My column on the Postville immigration raid drew quite a bit of mail. Most agreed with me that congressional paralysis on both immigration reform and on reining in the excesses of the nation’s meatpacking industry made Postville’s trauma possible.
I received lots of mail, but the most poignant paragraph came from Roger Engstrom of Postville, a Vietnam vet who said he has worked at Agriprocessors for a decade.
The Monday morning the Federal Officers burst (best word available) into my office at Agri, my first, very first, thoughts were of raids on South Vietnam villages 37 plus years ago.
And then I was at the same church you were at here in Postville and I saw the same fear in the eyes of the people there that I had seen in the villagers. The children’s eyes in that church had this 57 year old fat white guy crying his eyes out in guilt and shame of past acts, and in frustration of current situations.
Richard Lenth, who said he grew up in Postville and still has familiy in the community, argued in an e-mail that the government ignored warnings of what was happening at the plant.
Early pleas for help from the people of Postville were generally met with caustic responses that they were racist bigots. To hear state and federal government officials now claiming they had no idea that there were any problems is an absolute denial of the truth. I will forever believe that had pleas for help from the people of Postville been properly addressed as they arose we would never have reached this point.

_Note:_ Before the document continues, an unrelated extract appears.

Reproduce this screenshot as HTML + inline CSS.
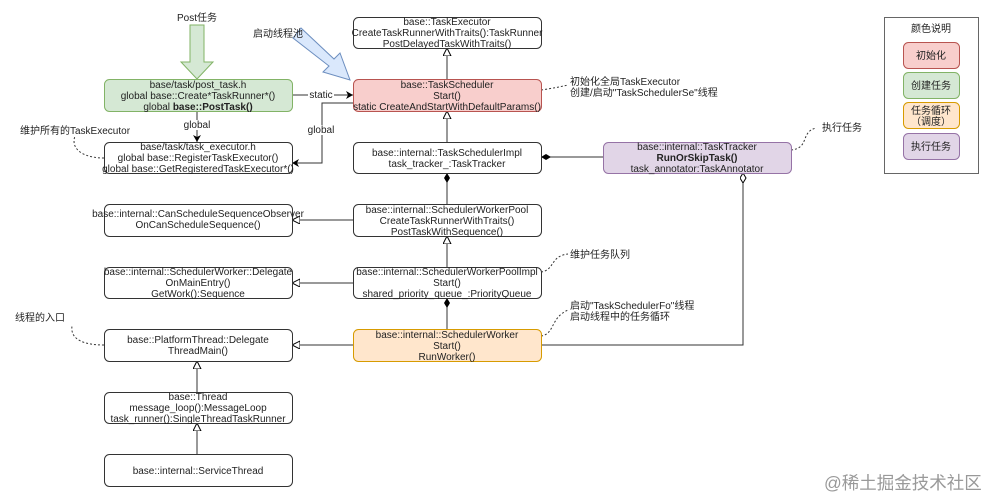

Several writers had sympathy for the plight of the workers and their families, even though many came to our country illegally. Nanci Young was among them:
The people in Postville seeking a better life are not that far removed from our ancestors who came to the US seeking a better life. They are human beings who inherently deserve to be treated with respect and dignity. I don’t have a solution to the problem of illegal immigration. But I sure as heck know that the answer is NOT to devastate a town and several families, children, couples, and in general, people.
Martha Zipsie wrote to express her admiration for the legal immigrants she’s worked with at Kirkwood:
For over 25 years I’ve been a volunteer tutor in the ESL program for Kirkwood, and while I’ve never known an illegal immigrant, I’ve known plenty of legal ones and seen how hard they work(2, 2 and 4 jobs) to make a better life for their families. I always tell them how much I admire their courage and determination. I would never make it in their countries.
But Scott Welty was not sympathetic.
Now let me get this straight, I’m suppose to feel sorry for what happened to the people that were in this country illegally? I don’t think so! Ain’t gonna happen! No way, no how.
A couple of readers also, rightly, took me to task for my grammar. Bev Amoroso, a former Kirkwood instructor, was one with an eagle eye:
“Myself” is a reflective pronoun when one wishes to place emphasis; for instance, “I, myself, will do it.” Many people confuse the correct usage of “myself” and “me,” perhaps thinking that it is in some way self-promoting when, in fact, it is incorrect grammar.
In your column today you stated “. . . woman told Gazette video journalist Mike Barnes and myself to leave, pronto.” The correct usage should be as follows: “. . . woman told Gazette video journalist Mike barnes and ‘me’ to leave, pronto.”
Keep up the good work but do use correct grammar!
Keep those e-mails, comments and grammar lessons coming.